Où vas‑tu lorsque tu quittes Bruxelles ?

J’aime beaucoup faire des allers‑retours à la mer. Ça m’arrive régulièrement de prendre le train pour passer une journée à Ostende. Je vais aussi beaucoup en France, en Ardèche, parce que mon père y vit avec sa nouvelle compagne. Et puis je vais une fois par an au même endroit, à Marrakech, toujours plus ou moins avec les mêmes personnes. On reste toujours dans le même hôtel : la Kasbah le Mirage. Toujours à la même période : à Pâques. La plupart de mes amis aiment beaucoup se foutre de ma gueule avec ça. Parce que tout le monde trouve que c’est complètement ridicule de retourner comme ça tous les ans au même endroit, à la même période, comme une mamie. Mais je ne changerais cette habitude pour rien au monde parce que c’est ma semaine préférée de l’année et que c’est vraiment l’endroit où je me sens le mieux. Avec la ville, avec les gens, les couleurs, les odeurs,… Si je ne devais plus y aller je serais très malheureuse. Je parle de la vieille ville, pas de la nouvelle. Je ne suis pas très boîte de nuit, strass, paillettes et compagnie.

Qu’est‑ce que tu amènes de chez toi quand tu vas ailleurs ? Et, a contrario, que ramènes‑tu d’ailleurs quand tu reviens chez toi ?

Je ne pense à rien de spécial que j’amènerais d’ici en allant ailleurs. Par contre, je ramène des objets de déco de la plupart des endroits où je vais. Cette boîte‑là vient d’Argentine. Bon, ce n’est pas moi qui l’ai achetée, c’est un ami qui me l’a ramenée. Le poster du film « Fresa y Chocolate » vient de Cuba.

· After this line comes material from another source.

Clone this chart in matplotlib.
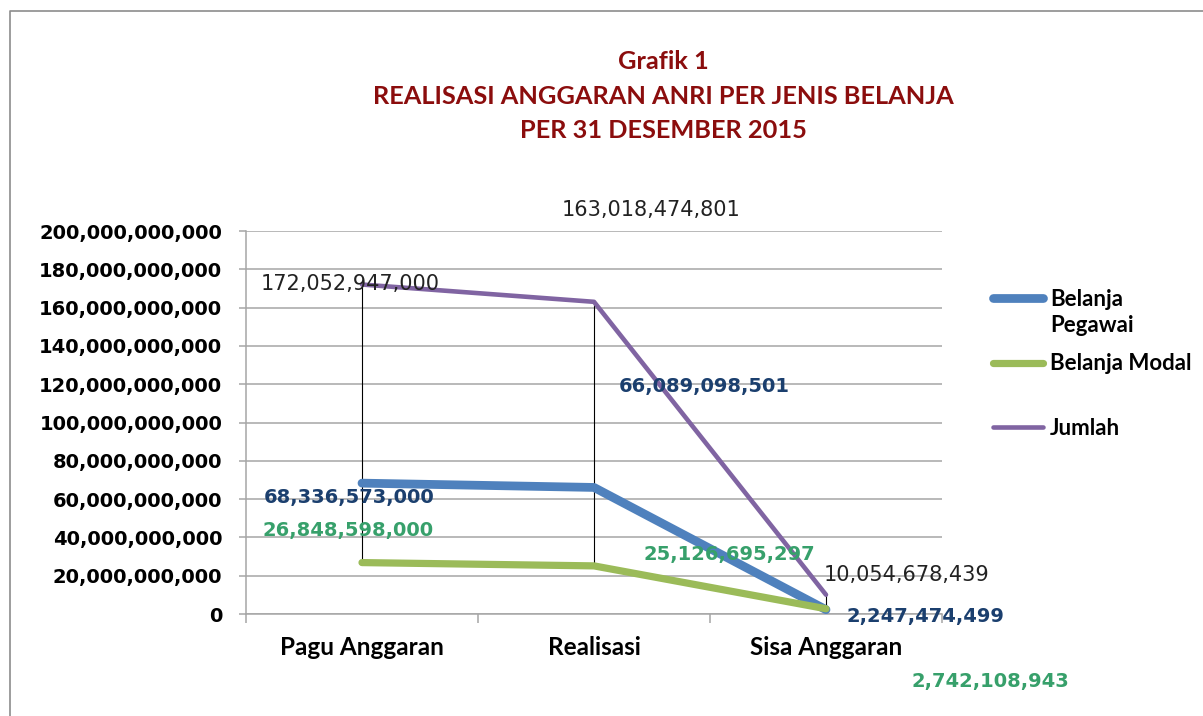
import numpy as np
import matplotlib.pyplot as plt
from matplotlib.lines import Line2D

# data
kategori = ['Pagu Anggaran', 'Realisasi', 'Sisa Anggaran']
belanja_pegawai = [68336573000, 66089098501, 2247474499]
belanja_modal = [26848598000, 25126695297, 2742108943]
jumlah = [172052947000, 163018474801, 10054678439]
nama_seri = ['Belanja', 'Belanja Modal', 'Jumlah']

biru = '#4F81BD'
hijau = '#9BBB59'
ungu = '#8064A2'
abu = '#A6A6A6'

plt.rcParams['font.family'] = ['Lato', 'DejaVu Sans']

fig = plt.figure(figsize=(12.03, 7.16), dpi=100)
W, H = 1203, 716
ax = fig.add_axes([246 / W, 1 - 614 / H, 696 / W, 383 / H])

x = np.arange(len(kategori))

# high-low lines
semua = np.array([belanja_pegawai, belanja_modal, jumlah], dtype=float)
ax.vlines(x, semua.min(axis=0), semua.max(axis=0), color='black', lw=0.8, zorder=2)

ax.plot(x, belanja_pegawai, color=biru, lw=6.3, solid_capstyle='round', zorder=3, label=nama_seri[0])
ax.plot(x, belanja_modal, color=hijau, lw=5.2, solid_capstyle='round', zorder=4, label=nama_seri[1])
ax.plot(x, jumlah, color=ungu, lw=3.3, solid_capstyle='round', zorder=5, label=nama_seri[2])

ax.set_xlim(-0.5, 2.5)
ax.set_ylim(0, 200e9)
yt = np.arange(0, 200e9 + 1, 20e9)
ax.set_yticks(yt)
ax.set_yticklabels([f'{v:,.0f}' for v in yt], fontfamily='DejaVu Sans', fontweight='bold', fontsize=14)
ax.set_xticks(x)
ax.set_xticklabels(kategori, fontweight='bold', fontsize=17.5)
ax.set_xticks([-0.5, 0.5, 1.5, 2.5], minor=True)
ax.tick_params(axis='x', which='major', length=0, pad=16)
ax.tick_params(axis='x', which='minor', length=6.5, color=abu, width=1.1)
ax.tick_params(axis='y', length=5, color=abu, width=1.1, pad=12)
ax.grid(axis='y', color=abu, lw=1.1)
ax.set_axisbelow(True)
for s in ['top', 'right']:
    ax.spines[s].set_visible(False)
for s in ['left', 'bottom']:
    ax.spines[s].set_color(abu)
    ax.spines[s].set_linewidth(1.1)

# data labels (offsets in pixels)
warna_label = ['#1B3F6E', '#37A06B', '#222222']
off = [
    [(-13, -14), (110, 101), (99, -7)],
    [(-14, 32), (135, 11), (164, -73)],
    [(-12, 1), (57, 92), (81, 20)],
]
for i, seri in enumerate([belanja_pegawai, belanja_modal, jumlah]):
    for j, v in enumerate(seri):
        ax.annotate(f'{v:,.0f}', (x[j], v), xytext=off[i][j], textcoords='offset pixels',
                    ha='center', va='center', fontfamily='DejaVu Sans',
                    fontweight='normal' if i == 2 else 'bold',
                    fontsize=15 if i == 2 else 14, color=warna_label[i], zorder=6,
                    annotation_clip=False)

# title
fig.text(663 / W, 1 - 96 / H, 'Grafik 1\nREALISASI ANGGARAN ANRI PER JENIS BELANJA\nPER 31 DESEMBER 2015',
         ha='center', va='center', fontsize=18.3, fontweight='bold', color='#8B0D0D', linespacing=1.63)

leg = ax.legend(loc='upper left', bbox_to_anchor=(982 / W, 1 - 278 / H), bbox_transform=fig.transFigure,
                frameon=False, prop={'weight': 'bold', 'size': 16}, handlelength=2.25,
                handletextpad=0.3, labelspacing=1.95, borderpad=0)
# second line of the first legend label
fig.text(1050 / W, 1 - 325 / H, 'Pegawai', ha='left', va='center', fontsize=16, fontweight='bold')

# outer frame
fig.add_artist(Line2D([10 / W, 10 / W, 1], [0, 1 - 11 / H, 1 - 11 / H], color='#8C8C8C', lw=1.2,
                      transform=fig.transFigure))

fig.savefig('out.png', dpi=100)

Le bougeoir et cette boîte‑là viennent de Marrakech. Mais ce n’est pas à Marrakech que je dépense le plus de sous en déco, c’est plutôt dans les villes où je peux trouver des petites brocantes, des petits vide‑greniers. Sinon je ramène toujours une paire de boucles d’oreille, où que j’aille. Ça c’est inévitable. Et puis de la bouffe. Tout ce qui passe dans l’avion. De Marrakech, je ramène par exemple des épices. Je vais aussi souvent en Italie et de là, je ramène de l’huile, des pâtes spéciales, du fromage, de la charcuterie

Et des choses plus intangibles, comme des recettes, des mots, etc. ?

Oui, complètement ! J’adore cuisiner. J’essaye souvent de faire des tajines comme au Maroc. Mais ça n’a pas le goût de là‑bas. Même quand je mange ici dans un bon resto marocain, ça n’a pas le goût de là‑bas. Ma cuisine préférée, c’est la cuisine italienne, donc quand je suis en Italie, dès que je goûte un plat qui m’évoque quelque chose, je me renseigne sur les ingrédients et je vais vite acheter les produits pour pouvoir les refaire ici. Par exemple, j’avais gouté en Sicile des pâtes à la « bottarga » et j’avais adoré. J’avais ramené du coup plein de bottarga, pour pouvoir refaire ce plat ici. La bottarga, c’est des petits œufs de poisson, c’est très salé donc elle se suffit à elle‑même. Dans la cuisine italienne, tout est dans la qualité du produit. Heureusement, si je suis en manque de produits italiens, je peux toujours aller au petit marchand italien du coin, rue de Mérode ou alors au supermarché italien de la rue Vanderkinderen. Parce que même si c’est pour faire des pâtes au lard, il vaut mieux utiliser leur lard. Pour ce qui est des mots, j’utilise pas mal d’expressions marocaines. Mais je ne sais pas si c’est lié à mes élèves ou à mes voyages. Il y a beaucoup de mots d’arabe qui viennent se mélanger à la manière dont je parle. Comme « walou », comme le « dawa ». « Walou ». « Makach », «  walou », ça veut dire « rien ». Alors, tu t’attendais à voir ça et walou… Rien, quoi. Et puis le « dawa », le bordel. Ils ont foutu le dawa, ils ont foutu le bordel. Je dis facilement « wallah ». « Wallah », ça veut dire « je te jure ». Des mots comme ça, j’en utilise toute la journée. Mais je ne sais pas si c’est grâce à mes élèves d’origine maghrébine ou si ça vient de mes voyages.